▶ [Source excerpt]
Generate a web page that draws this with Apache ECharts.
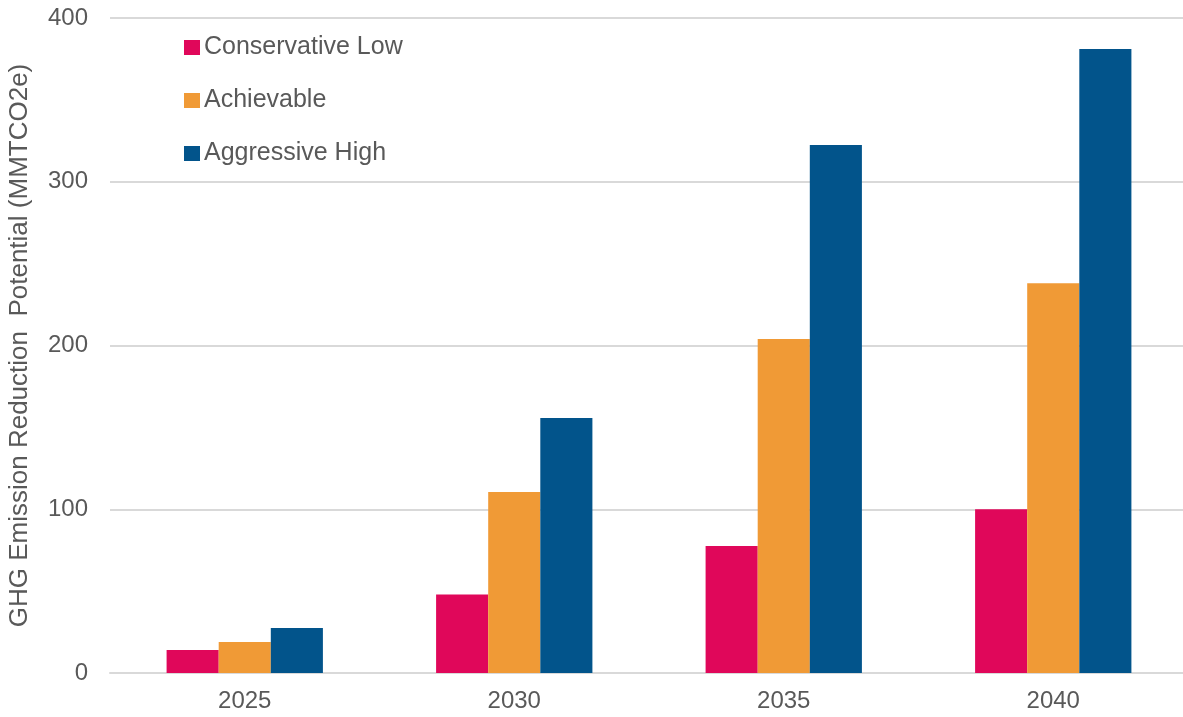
<!DOCTYPE html>
<html><head><meta charset="utf-8">
<script src="https://cdn.jsdelivr.net/npm/echarts@6/dist/echarts.min.js"></script>
<style>html,body{margin:0;padding:0;background:#fff}#c{width:1183px;height:717px}</style>
</head><body><div id="c"></div>
<script>
const categories = ['2025', '2030', '2035', '2040'];
const conservativeLow = [14, 48, 77.5, 100];
const achievable = [19, 110.5, 204, 238];
const aggressiveHigh = [27.5, 155.7, 322.4, 381];
const yTicks = [0, 100, 200, 300, 400];

const font = '"Liberation Sans", Arial, sans-serif';
const chart = echarts.init(document.getElementById('c'));
chart.setOption({
  animation: false,
  textStyle: { fontFamily: font },
  grid: { left: 110, width: 1078, top: 18, bottom: 44, outerBoundsMode: 'none', containLabel: false },
  legend: {
    orient: 'vertical', left: 179, top: 30, itemWidth: 16, itemHeight: 15, itemGap: 28,
    icon: 'rect',
    textStyle: { fontSize: 25, lineHeight: 25, color: '#595959', fontFamily: font, padding: [0, 0, 0, -1] },
    data: ['Conservative Low', 'Achievable', 'Aggressive High']
  },
  xAxis: {
    type: 'category', data: categories,
    axisLine: { lineStyle: { color: '#d9d9d9', width: 2 } },
    axisTick: { show: false },
    axisLabel: { fontSize: 24, color: '#595959', margin: 16, fontFamily: font }
  },
  yAxis: {
    type: 'value', min: yTicks[0], max: yTicks[yTicks.length - 1], interval: 100,
    name: 'GHG Emission Reduction  Potential (MMTCO2e)',
    nameLocation: 'middle', nameGap: 77,
    nameTextStyle: { fontSize: 26, color: '#595959', fontFamily: font },
    axisLabel: { fontSize: 24, color: '#595959', margin: 22, fontFamily: font },
    splitLine: { lineStyle: { color: '#d9d9d9', width: 2 } },
    axisLine: { show: false }, axisTick: { show: false }
  },
  series: [
    { name: 'Conservative Low', type: 'bar', data: conservativeLow, itemStyle: { color: '#E0075A' }, barGap: '0%', barCategoryGap: '42%' },
    { name: 'Achievable', type: 'bar', data: achievable, itemStyle: { color: '#F09A36' }, barGap: '0%', barCategoryGap: '42%' },
    { name: 'Aggressive High', type: 'bar', data: aggressiveHigh, itemStyle: { color: '#02548B' }, barGap: '0%', barCategoryGap: '42%' }
  ]
});
</script></body></html>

▶ [Set exercise]
Return the listing above unchanged, apart from dropping its pictures.

▶ [Full answer]
Generate a web page that draws this with Apache ECharts.
<!DOCTYPE html>
<html><head><meta charset="utf-8">
<script src="https://cdn.jsdelivr.net/npm/echarts@6/dist/echarts.min.js"></script>
<style>html,body{margin:0;padding:0;background:#fff}#c{width:1183px;height:717px}</style>
</head><body><div id="c"></div>
<script>
const categories = ['2025', '2030', '2035', '2040'];
const conservativeLow = [14, 48, 77.5, 100];
const achievable = [19, 110.5, 204, 238];
const aggressiveHigh = [27.5, 155.7, 322.4, 381];
const yTicks = [0, 100, 200, 300, 400];

const font = '"Liberation Sans", Arial, sans-serif';
const chart = echarts.init(document.getElementById('c'));
chart.setOption({
  animation: false,
  textStyle: { fontFamily: font },
  grid: { left: 110, width: 1078, top: 18, bottom: 44, outerBoundsMode: 'none', containLabel: false },
  legend: {
    orient: 'vertical', left: 179, top: 30, itemWidth: 16, itemHeight: 15, itemGap: 28,
    icon: 'rect',
    textStyle: { fontSize: 25, lineHeight: 25, color: '#595959', fontFamily: font, padding: [0, 0, 0, -1] },
    data: ['Conservative Low', 'Achievable', 'Aggressive High']
  },
  xAxis: {
    type: 'category', data: categories,
    axisLine: { lineStyle: { color: '#d9d9d9', width: 2 } },
    axisTick: { show: false },
    axisLabel: { fontSize: 24, color: '#595959', margin: 16, fontFamily: font }
  },
  yAxis: {
    type: 'value', min: yTicks[0], max: yTicks[yTicks.length - 1], interval: 100,
    name: 'GHG Emission Reduction  Potential (MMTCO2e)',
    nameLocation: 'middle', nameGap: 77,
    nameTextStyle: { fontSize: 26, color: '#595959', fontFamily: font },
    axisLabel: { fontSize: 24, color: '#595959', margin: 22, fontFamily: font },
    splitLine: { lineStyle: { color: '#d9d9d9', width: 2 } },
    axisLine: { show: false }, axisTick: { show: false }
  },
  series: [
    { name: 'Conservative Low', type: 'bar', data: conservativeLow, itemStyle: { color: '#E0075A' }, barGap: '0%', barCategoryGap: '42%' },
    { name: 'Achievable', type: 'bar', data: achievable, itemStyle: { color: '#F09A36' }, barGap: '0%', barCategoryGap: '42%' },
    { name: 'Aggressive High', type: 'bar', data: aggressiveHigh, itemStyle: { color: '#02548B' }, barGap: '0%', barCategoryGap: '42%' }
  ]
});
</script></body></html>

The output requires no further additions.